Internal Divisions: A Feature, Not a Bug
The original article highlights “internal divisions” as a weakness. I see it as a structural feature. The IRGC operates independently from the elected government. If President Faezeh (or any moderate) wants negotiations, the IRGC’s production ramp acts as a unilateral negation of diplomatic leverage. The military-industrial complex is not a monolith; it is a network of competing fiefdoms. A tripling of production could be the IRGC's way of signaling to the political wing: “We don't need your diplomacy. We have the capacity to escalate.” This is not a sign of weakness but of a deliberate strategy to outflank internal rivals. The article's framing of “divisions” as a vulnerability is actually a misread of Iranian power dynamics.
The Crypto Connection
Why does a blockchain outlet publish this? Two hypotheses: first, the IRGC or its proxies are using cryptocurrency to finance the component procurement. Tether (USDT) is widely used in Iran as a vehicle to bypass SWIFT, and the amount of USDT flowing into Iran from Russian sources has increased in 2024. A third-party audit of on-chain flows would be revealing. Second, the article itself could be a piece of information warfare designed to test the market's reaction to a supply-side shock. Crypto Briefing is a relatively low-credibility source, which makes it ideal for planting a speculative narrative without triggering immediate mainstream verification. This is a classic “grey-zone” operation: inject a plausible threat vector into the information ecosystem, watch how markets react, and then adjust strategy accordingly. The target audience is not defense analysts; it is oil traders and crypto investors. The article serves as a signal for risk-on/risk-off sentiment in the energy markets.
Contrarian: What the Original Narrative Got Right
Despite my skepticism, the core claim of a production increase should not be dismissed entirely. The IRGC has a demonstrated ability to innovate under sanctions, as shown by the successful induction of the Shahed series into Russian service.

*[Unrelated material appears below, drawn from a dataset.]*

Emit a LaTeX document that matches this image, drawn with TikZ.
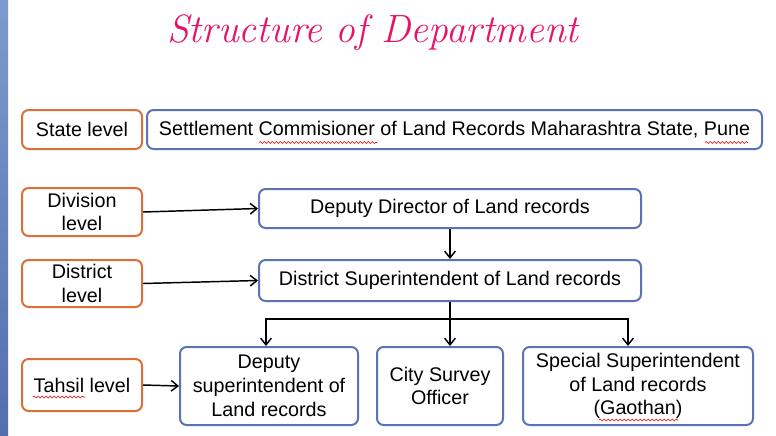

The 3x claim may be an extrapolation from a smaller base: for example, moving from 50 units per month to 150 units. That is achievable by optimizing existing lines without building new factories. Furthermore, the quality of these drones is deliberately low. They are designed to be intercepted or to miss their targets. The strategic value is not in their accuracy but in their volume. A tenfold increase in cheap drones overwhelms air defense systems, which cost millions per interceptor missile. The economic logic is sound: Iran is trading cheap labor and smuggled components for asymmetric leverage. The “tripling” may be real in the limited sense of a production run, even if the long-term sustainability is dubious.
Takeaway
The correct response to this news is not to panic over a military escalation but to scrutinize the supply chain. If you are an investor, hedge against shipping insurance costs and oil volatility. If you are a defense analyst, monitor interceptions of smuggled electronics from China. If you are a crypto observer, track the on-chain movement of USDT between Russian and Iranian entities. The headline is a distraction. The code—the real mechanics of procurement, assembly, and logistics—is the only truth. Read the code, ignore the roadmap.